For real progress to take place, the movement of our generation must change focus and its modus operandi. In fact, we will need to step back to Mzilikazi and Lobengula’s generations for us to move forward. Those two 19th Century leaders understood diversity and reflected that in their leadership.

Power structure is everything in government; power distribution and sharing within the movement needs to be clear and be reflected to communities. African liberation movements, in the majority, failed to establish clear parameters between the unarmed wing and the military wing of the movement which has caused tensions in the state.

What we have in many movements is a political movement that is subordinate to the military wing. Most of these movements are intolerant of opposition, others dubious of the legitimacy of multiparty democracy.

Our generation will do well to advance the separation of powers that will see our government being divided into three separate but equal and complimentary organs – the Executive, the Legislature and the Judiciary.  

The army is important, but only in its vital role of protecting the country from external enemies and helping out when called upon during internal disasters whose scale is such that dedicated services cannot manage alone.
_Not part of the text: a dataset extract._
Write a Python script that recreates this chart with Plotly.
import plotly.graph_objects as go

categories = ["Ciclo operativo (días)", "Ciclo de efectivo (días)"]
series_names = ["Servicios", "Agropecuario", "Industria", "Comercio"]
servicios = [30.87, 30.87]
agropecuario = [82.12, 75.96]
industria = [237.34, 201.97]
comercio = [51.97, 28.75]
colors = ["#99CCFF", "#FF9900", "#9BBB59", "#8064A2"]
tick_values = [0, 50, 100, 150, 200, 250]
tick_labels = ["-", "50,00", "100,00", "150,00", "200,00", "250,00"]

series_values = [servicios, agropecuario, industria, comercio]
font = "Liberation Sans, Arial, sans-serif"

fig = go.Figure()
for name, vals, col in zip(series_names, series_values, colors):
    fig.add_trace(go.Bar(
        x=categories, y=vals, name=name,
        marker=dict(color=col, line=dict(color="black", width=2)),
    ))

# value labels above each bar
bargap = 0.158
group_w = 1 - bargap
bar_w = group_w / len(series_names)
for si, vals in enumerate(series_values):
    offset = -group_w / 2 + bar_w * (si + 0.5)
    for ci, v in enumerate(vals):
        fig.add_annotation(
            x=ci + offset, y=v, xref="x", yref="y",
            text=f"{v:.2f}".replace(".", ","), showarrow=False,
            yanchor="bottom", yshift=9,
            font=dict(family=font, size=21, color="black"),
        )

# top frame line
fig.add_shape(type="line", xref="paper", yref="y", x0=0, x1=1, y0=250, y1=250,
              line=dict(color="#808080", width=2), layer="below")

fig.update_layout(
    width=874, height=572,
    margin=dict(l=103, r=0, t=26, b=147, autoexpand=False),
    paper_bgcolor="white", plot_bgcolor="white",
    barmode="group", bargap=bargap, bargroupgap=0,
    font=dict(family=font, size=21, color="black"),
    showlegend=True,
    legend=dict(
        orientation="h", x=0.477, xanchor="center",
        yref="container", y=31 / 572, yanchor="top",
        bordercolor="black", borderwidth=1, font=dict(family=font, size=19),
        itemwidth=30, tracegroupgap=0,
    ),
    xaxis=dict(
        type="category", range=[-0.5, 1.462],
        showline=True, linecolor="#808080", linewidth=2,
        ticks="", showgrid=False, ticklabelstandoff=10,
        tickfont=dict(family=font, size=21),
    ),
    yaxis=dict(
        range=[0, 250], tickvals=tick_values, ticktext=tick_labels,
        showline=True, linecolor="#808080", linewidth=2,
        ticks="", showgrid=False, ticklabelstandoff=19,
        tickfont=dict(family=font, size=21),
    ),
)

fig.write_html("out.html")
We are clear of the importance of prioritising the professionalism of the military.

How previous liberation movements framed themselves, impacted political and socioeconomic policy as we experience it today. Many of these organisations were motivated by Marxism; liberation movements espouse notions of the “developmental state,” continuing to ascribe the state a primary role in economic development event though they may simultaneously embrace the market.

The inadvertent lack of public participation in political decisions creates a disjointed and polarised nation made up of the public on one side and the nationalist movement leadership and their allies on the other. The movements continue to espouse the notion of being gatekeepers of public freedoms. The reality though is that the so-called ‘national solutions’ are devoid of public input and characterised by the absence of public interest in them.
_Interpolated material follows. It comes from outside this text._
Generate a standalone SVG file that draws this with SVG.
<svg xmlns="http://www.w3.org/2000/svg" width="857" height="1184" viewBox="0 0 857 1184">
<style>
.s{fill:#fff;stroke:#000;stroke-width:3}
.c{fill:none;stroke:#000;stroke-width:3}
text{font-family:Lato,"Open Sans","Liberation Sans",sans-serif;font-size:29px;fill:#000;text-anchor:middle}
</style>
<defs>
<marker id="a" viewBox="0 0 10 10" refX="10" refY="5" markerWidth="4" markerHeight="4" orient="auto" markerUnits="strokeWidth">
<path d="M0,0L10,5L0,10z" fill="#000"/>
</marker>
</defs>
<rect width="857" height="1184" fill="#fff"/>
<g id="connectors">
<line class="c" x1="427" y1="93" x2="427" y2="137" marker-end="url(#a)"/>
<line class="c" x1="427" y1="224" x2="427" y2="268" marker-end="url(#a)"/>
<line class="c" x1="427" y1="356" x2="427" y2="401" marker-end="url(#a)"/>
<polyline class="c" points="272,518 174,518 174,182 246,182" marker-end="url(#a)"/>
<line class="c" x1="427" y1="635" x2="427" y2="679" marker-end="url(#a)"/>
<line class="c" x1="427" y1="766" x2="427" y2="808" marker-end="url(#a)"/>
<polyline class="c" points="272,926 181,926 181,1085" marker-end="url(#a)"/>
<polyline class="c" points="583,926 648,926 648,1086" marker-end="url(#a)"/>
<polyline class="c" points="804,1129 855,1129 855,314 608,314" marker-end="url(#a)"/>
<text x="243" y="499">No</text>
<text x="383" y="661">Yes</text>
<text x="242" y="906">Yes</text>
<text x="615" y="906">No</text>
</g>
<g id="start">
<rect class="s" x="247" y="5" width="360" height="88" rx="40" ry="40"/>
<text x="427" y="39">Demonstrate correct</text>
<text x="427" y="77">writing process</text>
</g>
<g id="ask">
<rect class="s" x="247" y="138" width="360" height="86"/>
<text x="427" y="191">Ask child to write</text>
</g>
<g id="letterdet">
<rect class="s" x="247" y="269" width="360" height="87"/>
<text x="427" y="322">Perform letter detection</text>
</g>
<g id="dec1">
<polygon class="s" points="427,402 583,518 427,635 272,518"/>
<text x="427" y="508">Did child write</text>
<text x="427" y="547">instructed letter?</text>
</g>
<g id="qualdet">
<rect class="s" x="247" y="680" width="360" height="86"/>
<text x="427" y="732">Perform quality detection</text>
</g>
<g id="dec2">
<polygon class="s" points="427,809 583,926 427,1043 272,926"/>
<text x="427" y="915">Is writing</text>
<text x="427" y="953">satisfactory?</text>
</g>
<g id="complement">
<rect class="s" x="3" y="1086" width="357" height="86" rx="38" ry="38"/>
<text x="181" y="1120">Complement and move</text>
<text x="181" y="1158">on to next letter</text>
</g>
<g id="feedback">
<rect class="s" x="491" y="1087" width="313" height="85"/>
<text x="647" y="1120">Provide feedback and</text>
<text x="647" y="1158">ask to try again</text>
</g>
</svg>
It is evident that apart from pursuing the interests of black elites, ZANU PF’s political choices remain tucked in the party’s irrational fears, rooted in tribal paranoia, and this goes against the rational politics of Matabeleland movements whose suggestions are rooted in the understanding of the benefits diversity and multiparty democracy will extend to our social and culturally diverse region.

Unless we redefine liberation to mean freedom for individuals and all communities have adequate autonomy to define their social and economic spaces, and not simply freedom to be oppressed by black elites, we cannot genuinely say we are free; we will continue to suffer political and economic stagnation. A failure to reform the inherited colonial systems of oppression embodied in the state continues to be at the root of our problems. It is a sad reality that many African black elites in government choose to pursue and maintain power at whatever cost to the nation.